Horne: More people caring for loved ones

Horne: More people caring for loved ones

As this role is taken on by more and more of us, we must band together in a more supportive way

A carer is anyone who cares, unpaid, for a friend or family member who due to illness, disability, a mental health problem or addiction cannot cope without their support. The term is used in the United Kingdom and I prefer it to the word caregiver to define the growing numbers of people who are finding themselves taking on this role. Over eight million Canadians, 28 per cent of our population are providing this type of support, a great majority of which is for aging parents. As the over 65 population in Canada will double by the year 2030, more and more responsibility will be falling to families to care for a spouse, a parent or other friend or relative.

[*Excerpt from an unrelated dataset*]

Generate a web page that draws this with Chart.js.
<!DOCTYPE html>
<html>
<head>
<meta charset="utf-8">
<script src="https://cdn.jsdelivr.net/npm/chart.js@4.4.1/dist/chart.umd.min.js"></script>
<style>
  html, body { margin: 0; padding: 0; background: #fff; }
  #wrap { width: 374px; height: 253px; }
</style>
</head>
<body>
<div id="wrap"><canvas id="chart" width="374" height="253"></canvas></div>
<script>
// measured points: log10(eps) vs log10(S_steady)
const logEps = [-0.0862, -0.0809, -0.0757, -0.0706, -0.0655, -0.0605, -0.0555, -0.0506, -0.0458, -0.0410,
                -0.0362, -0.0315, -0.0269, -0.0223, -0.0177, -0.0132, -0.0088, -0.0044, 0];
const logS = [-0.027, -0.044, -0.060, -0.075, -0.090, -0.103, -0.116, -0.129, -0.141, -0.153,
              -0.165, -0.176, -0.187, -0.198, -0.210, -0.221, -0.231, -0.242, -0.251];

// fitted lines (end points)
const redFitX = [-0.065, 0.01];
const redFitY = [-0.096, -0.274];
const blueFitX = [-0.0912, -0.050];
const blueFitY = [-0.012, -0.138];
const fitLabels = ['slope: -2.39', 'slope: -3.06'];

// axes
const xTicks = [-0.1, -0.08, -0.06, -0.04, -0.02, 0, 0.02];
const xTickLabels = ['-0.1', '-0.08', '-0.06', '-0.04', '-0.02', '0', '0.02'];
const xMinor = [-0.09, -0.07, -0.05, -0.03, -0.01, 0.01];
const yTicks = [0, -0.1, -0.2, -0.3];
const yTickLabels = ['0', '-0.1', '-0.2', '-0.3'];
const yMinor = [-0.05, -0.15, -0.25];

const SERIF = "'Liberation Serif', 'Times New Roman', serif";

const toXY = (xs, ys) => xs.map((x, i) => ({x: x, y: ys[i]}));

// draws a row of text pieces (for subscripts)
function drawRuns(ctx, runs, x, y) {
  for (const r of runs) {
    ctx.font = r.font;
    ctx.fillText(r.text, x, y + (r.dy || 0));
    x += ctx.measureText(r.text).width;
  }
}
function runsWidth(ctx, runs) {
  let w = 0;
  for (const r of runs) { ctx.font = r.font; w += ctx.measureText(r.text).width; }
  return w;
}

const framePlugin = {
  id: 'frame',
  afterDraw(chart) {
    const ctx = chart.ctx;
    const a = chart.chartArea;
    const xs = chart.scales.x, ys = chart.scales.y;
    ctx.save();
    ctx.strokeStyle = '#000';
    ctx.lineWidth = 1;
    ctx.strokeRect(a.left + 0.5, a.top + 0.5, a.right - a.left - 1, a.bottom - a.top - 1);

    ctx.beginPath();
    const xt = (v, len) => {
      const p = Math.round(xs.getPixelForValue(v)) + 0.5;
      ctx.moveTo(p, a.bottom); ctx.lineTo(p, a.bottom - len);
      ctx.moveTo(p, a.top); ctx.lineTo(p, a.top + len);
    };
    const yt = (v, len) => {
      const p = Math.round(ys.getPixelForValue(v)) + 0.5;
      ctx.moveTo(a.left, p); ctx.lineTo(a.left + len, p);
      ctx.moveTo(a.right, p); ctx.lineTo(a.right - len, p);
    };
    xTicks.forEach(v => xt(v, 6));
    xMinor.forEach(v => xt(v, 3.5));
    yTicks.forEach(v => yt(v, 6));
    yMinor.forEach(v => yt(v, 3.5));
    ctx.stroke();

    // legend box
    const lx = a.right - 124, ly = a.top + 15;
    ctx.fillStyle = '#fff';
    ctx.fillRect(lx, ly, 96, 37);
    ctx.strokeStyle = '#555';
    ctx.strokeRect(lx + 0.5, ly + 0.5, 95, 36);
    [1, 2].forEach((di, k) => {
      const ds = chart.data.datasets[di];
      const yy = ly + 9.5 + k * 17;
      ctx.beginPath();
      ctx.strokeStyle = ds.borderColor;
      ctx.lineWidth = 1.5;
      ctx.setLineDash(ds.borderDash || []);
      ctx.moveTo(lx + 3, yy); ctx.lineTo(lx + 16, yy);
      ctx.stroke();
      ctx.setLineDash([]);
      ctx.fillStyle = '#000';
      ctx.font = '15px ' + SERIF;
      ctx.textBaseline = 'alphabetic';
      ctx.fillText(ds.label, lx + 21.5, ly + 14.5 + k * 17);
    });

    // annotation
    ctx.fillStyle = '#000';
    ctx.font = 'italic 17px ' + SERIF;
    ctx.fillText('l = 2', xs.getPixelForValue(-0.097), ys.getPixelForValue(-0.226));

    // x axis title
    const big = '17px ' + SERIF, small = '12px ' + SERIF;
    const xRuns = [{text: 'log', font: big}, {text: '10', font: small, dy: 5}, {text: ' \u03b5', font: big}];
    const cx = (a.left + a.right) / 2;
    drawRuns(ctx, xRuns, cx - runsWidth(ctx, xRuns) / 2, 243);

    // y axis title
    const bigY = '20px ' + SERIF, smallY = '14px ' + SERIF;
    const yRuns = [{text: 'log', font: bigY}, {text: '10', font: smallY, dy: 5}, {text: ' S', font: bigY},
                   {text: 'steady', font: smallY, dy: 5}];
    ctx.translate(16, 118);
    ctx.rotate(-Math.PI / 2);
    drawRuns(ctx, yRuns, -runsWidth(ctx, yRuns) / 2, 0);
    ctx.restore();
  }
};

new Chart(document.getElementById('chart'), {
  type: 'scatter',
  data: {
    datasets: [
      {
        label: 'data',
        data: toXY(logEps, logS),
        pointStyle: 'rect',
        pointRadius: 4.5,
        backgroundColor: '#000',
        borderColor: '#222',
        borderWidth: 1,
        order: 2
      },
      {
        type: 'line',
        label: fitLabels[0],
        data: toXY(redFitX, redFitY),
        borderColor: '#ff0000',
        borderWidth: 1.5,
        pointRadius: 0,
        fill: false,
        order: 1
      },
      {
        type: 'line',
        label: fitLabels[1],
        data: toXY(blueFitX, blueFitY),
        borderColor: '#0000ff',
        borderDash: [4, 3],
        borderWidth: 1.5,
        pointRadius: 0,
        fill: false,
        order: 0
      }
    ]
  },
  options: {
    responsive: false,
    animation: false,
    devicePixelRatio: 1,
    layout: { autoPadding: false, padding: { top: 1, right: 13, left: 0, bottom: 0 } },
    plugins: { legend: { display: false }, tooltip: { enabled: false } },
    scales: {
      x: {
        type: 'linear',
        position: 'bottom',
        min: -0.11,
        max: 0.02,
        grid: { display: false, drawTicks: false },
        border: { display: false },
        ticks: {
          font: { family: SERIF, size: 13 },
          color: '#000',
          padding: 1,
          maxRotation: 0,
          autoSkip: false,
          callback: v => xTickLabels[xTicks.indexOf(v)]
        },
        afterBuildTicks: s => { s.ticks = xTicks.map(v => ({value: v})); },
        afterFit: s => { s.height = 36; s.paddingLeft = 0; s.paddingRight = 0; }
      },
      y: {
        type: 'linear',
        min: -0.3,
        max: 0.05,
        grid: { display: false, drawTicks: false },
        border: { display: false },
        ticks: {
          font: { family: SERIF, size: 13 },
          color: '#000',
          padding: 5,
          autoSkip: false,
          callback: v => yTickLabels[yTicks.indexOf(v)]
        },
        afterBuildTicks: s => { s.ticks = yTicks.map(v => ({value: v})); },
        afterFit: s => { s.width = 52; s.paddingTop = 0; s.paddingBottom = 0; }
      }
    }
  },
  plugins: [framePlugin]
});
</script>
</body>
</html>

Becoming a carer can affect your life in so many ways. You are often thrust into this role unexpectedly. Life throws a curve ball and you must pick up the bat and start swinging before you really know what hit you. It can leave you emotionally exhausted because of the strain of seeing someone you care about experiencing pain, distress or discomfort. You can find yourself at a loss of how to carry on, as your own life becomes entwined with the many demands that are presented to you on a day by day basis.

As this role is taken on by more and more of us, we must band together in a more supportive way. We can’t hide from the facts of what is happening, we must begin to share the burdens and the rewards so that we can learn from each other. Feeling alone and isolated is often a big part of the carer’s journey. Sharing our stories out in the open as we gain valuable insights, can only have positive, meaningful results for our own well-being and for those perhaps just beginning their own journey of caring for a loved one.

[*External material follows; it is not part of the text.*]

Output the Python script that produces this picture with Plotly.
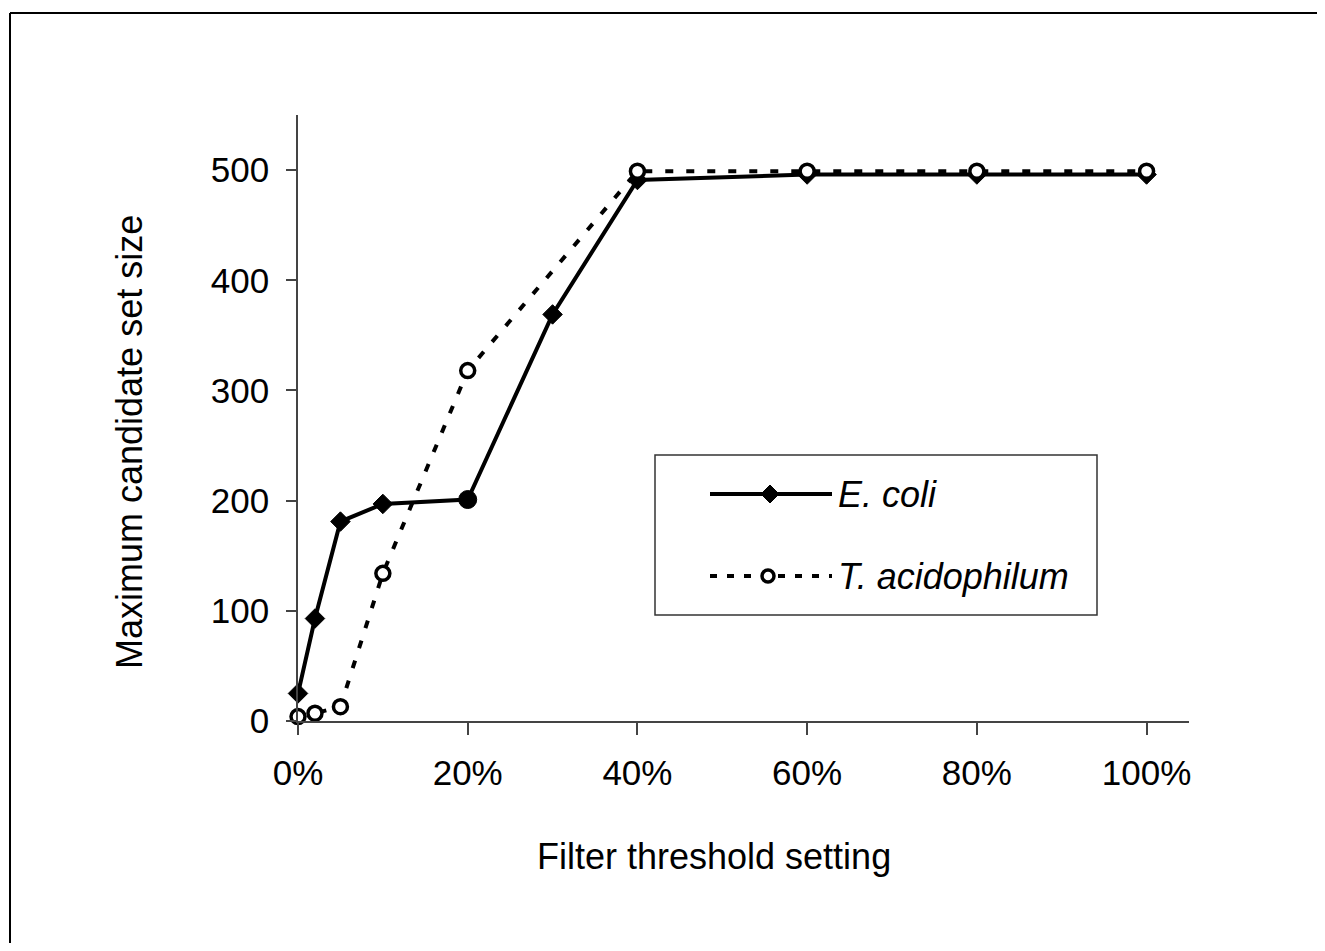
import plotly.graph_objects as go

# ---- data ----
ecoli_x = [0, 2, 5, 10, 20, 30, 40, 60, 80, 100]
ecoli_y = [25, 93, 181, 197, 201, 369, 491, 496, 496, 496]
tacid_x = [0, 2, 5, 10, 20, 40, 60, 80, 100]
tacid_y = [4, 7, 13, 134, 318, 499, 499, 499, 499]
x_ticks = [0, 20, 40, 60, 80, 100]
x_tick_labels = ["0%", "20%", "40%", "60%", "80%", "100%"]
y_ticks = [0, 100, 200, 300, 400, 500]
series_names = ["E. coli", "T. acidophilum"]

OFF = 8  # browser body margin
W, H = 1325 - 2 * OFF, 951 - 2 * OFF
# plot area in screen pixels
L, R, T, B = 298, 1189, 115, 721
FONT = "Liberation Sans, Arial, sans-serif"
FS = 35
FS_TITLE = 36


def px(x):
    return (x - L) / (R - L)


def py(y):
    return (B - y) / (B - T)


ecoli_symbols = ["diamond"] * len(ecoli_x)
ecoli_symbols[4] = "circle"
ecoli_sizes = [15] * len(ecoli_x)
ecoli_sizes[4] = 18

fig = go.Figure()
fig.add_trace(go.Scatter(
    x=ecoli_x, y=ecoli_y, mode="lines+markers", name=series_names[0],
    line=dict(color="black", width=4),
    marker=dict(symbol=ecoli_symbols, size=ecoli_sizes, color="black", opacity=1,
                line=dict(color="black", width=1)),
    opacity=1, cliponaxis=False, showlegend=False,
))
fig.add_trace(go.Scatter(
    x=tacid_x, y=tacid_y, mode="lines+markers", name=series_names[1],
    line=dict(color="black", width=4, dash="8px,13px"),
    marker=dict(symbol="circle", size=14, color="white", opacity=1,
                line=dict(color="black", width=3.5)),
    opacity=1, cliponaxis=False, showlegend=False,
))

shapes = []
# outer frame (only top and left edges are visible in the picture)
shapes.append(dict(type="line", xref="paper", yref="paper",
                   x0=px(10), x1=px(1330), y0=py(13), y1=py(13),
                   line=dict(color="black", width=2)))
shapes.append(dict(type="line", xref="paper", yref="paper",
                   x0=px(10), x1=px(10), y0=py(13), y1=py(960),
                   line=dict(color="black", width=2)))
# legend box
shapes.append(dict(type="rect", xref="paper", yref="paper",
                   x0=px(655), x1=px(1097), y0=py(615), y1=py(455),
                   line=dict(color="#333", width=1.5), fillcolor="white",
                   layer="above"))
ROW1, ROW2 = 494, 576
# legend samples
shapes.append(dict(type="line", xref="paper", yref="paper",
                   x0=px(710), x1=px(832), y0=py(ROW1), y1=py(ROW1),
                   line=dict(color="black", width=4), layer="above"))
shapes.append(dict(type="line", xref="paper", yref="paper",
                   x0=px(710), x1=px(832), y0=py(ROW2), y1=py(ROW2),
                   line=dict(color="black", width=4, dash="7px,10px"),
                   layer="above"))
# diamond
cx, cy, d = 770, ROW1, 9
shapes.append(dict(type="path", xref="paper", yref="paper",
                   path=f"M {px(cx)} {py(cy - d)} L {px(cx + d)} {py(cy)} L {px(cx)} {py(cy + d)} L {px(cx - d)} {py(cy)} Z",
                   fillcolor="black", line=dict(color="black", width=1),
                   layer="above"))
# circle (white fill to cover dash)
cx, cy, r = 768, ROW2, 6
shapes.append(dict(type="circle", xref="paper", yref="paper",
                   x0=px(cx - r), x1=px(cx + r), y0=py(cy + r), y1=py(cy - r),
                   fillcolor="white", line=dict(color="black", width=3.5),
                   layer="above"))

annotations = [
    dict(text="<i>E. coli</i>", x=px(836), y=py(ROW1), xref="paper", yref="paper",
         xanchor="left", yanchor="middle", showarrow=False,
         font=dict(family=FONT, size=FS_TITLE, color="black")),
    dict(text="<i>T. acidophilum</i>", x=px(836), y=py(ROW2), xref="paper", yref="paper",
         xanchor="left", yanchor="middle", showarrow=False,
         font=dict(family=FONT, size=FS_TITLE, color="black")),
    dict(text="Filter threshold setting", x=px(714), y=py(856), xref="paper", yref="paper",
         xanchor="center", yanchor="middle", showarrow=False,
         font=dict(family=FONT, size=FS_TITLE, color="black")),
    dict(text="Maximum candidate set size", x=px(129), y=py(442), xref="paper", yref="paper",
         xanchor="center", yanchor="middle", showarrow=False, textangle=-90,
         font=dict(family=FONT, size=FS_TITLE, color="black")),
]

fig.update_layout(
    width=W, height=H,
    margin=dict(l=L - OFF, r=W - (R - OFF), t=T - OFF, b=H - (B - OFF), pad=0),
    paper_bgcolor="white", plot_bgcolor="white",
    font=dict(family=FONT, size=FS, color="black"),
    shapes=shapes, annotations=annotations,
    showlegend=False,
)
fig.update_xaxes(
    range=[0, 105], tickvals=x_ticks, ticktext=x_tick_labels,
    showgrid=False, zeroline=False, showline=True, linecolor="#444", linewidth=1.5,
    ticks="outside", ticklen=12, tickwidth=1.5, tickcolor="#444",
    ticklabelstandoff=8,
    tickfont=dict(family=FONT, size=FS, color="black"),
)
fig.update_yaxes(
    range=[0, 550], tickvals=y_ticks,
    showgrid=False, zeroline=False, showline=True, linecolor="#444", linewidth=1.5,
    ticks="outside", ticklen=10, tickwidth=1.5, tickcolor="#444",
    ticklabelstandoff=10,
    tickfont=dict(family=FONT, size=FS, color="black"),
)

fig.write_html("out.html", config={"displayModeBar": False},
               post_script="document.body.style.overflow='hidden';")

Once you have travelled the worn path of the carer, you can look back and reflect on all the obstacles you have crossed and see more clearly the moments of rewarding love your heart has been overwhelmed with. Sometimes when in the middle of the storm, this is not so easy to see and you need to reach out to others who have lived to tell the tale. They will let you know that all of the emotions you feel and the challenges that you may find daunting in so many ways, are normal. The words spoken from one who has travelled through the trenches themselves, can be the most uplifting and reassuring talisman to help you find the resilience to keep on keeping on.

My sister shared her own very personal story with me on my Engaging in Aging Radio Show on AM1150 on Aug. 20. Caring for her husband of 43 years following his massive stroke seven years ago through the threat of losing him, the years of rehabilitation that followed and the ultimate need to inevitably reclaim her own life, can only be described as inspirational. Please go to the Engaging in Aging Radio Show Facebook page to have a listen, especially if you find your own resilience being hijacked by the many emotions that can make it hard to stay positive and remember that you are not alone.

Resilience is not just a feeling, it is about conscious choice. A choice we each have the power to make. Deri Latimer, a keynote speaker and author, describes what she sees as the five habits of psychological resilience: 1) Decide what you want 2) Be mindful 3) Choose positive 4) Integrate the experience and 5) Take action. My sister Nancy, spoke eloquently on how she brought each of these habits into reality over seven years to find a place of balance and self-nurturing in her own life with what can only be described as a major life changing event.

Janet Dunnett and her twin sister also learned about resilience through the caring of their mother until her death. Once the reflection time began for Janet, she decided to write a book entitled The Dwindling: A Daughter’s Caregiving Journey To The Edge of Life to share her story. As with my own intense experience of caring for my Mom, Janet was inspired to take action and spread the word to others. She has welcomed true resilience into her life, the knowledge that whatever happens, you can get through it. She will be sharing her story on Engaging in Aging this coming Sunday, Aug. 27 at 9 a.m. and will also be reaching out to the Kelowna community with an informal drop in event at Mosaic Books on Tuesday, Aug. 29 between 3 and 5 p.m. She is eager to talk to people and learn about their carer experiences. She will also be at the Vernon Library on Aug. 30 doing a presentation called Caregiving: A Shared Experience from 7 to 9 p.m.

Resilience is a building process. It fortifies you to search for the meaning underlying any difficulty. We can find strength in each other, but it takes joining together. As Zen Master Thich Nhat Hanh says, “No mud, no lotus.” The flowers may take their time to bloom when you are living in the role of carer, but bloom they will.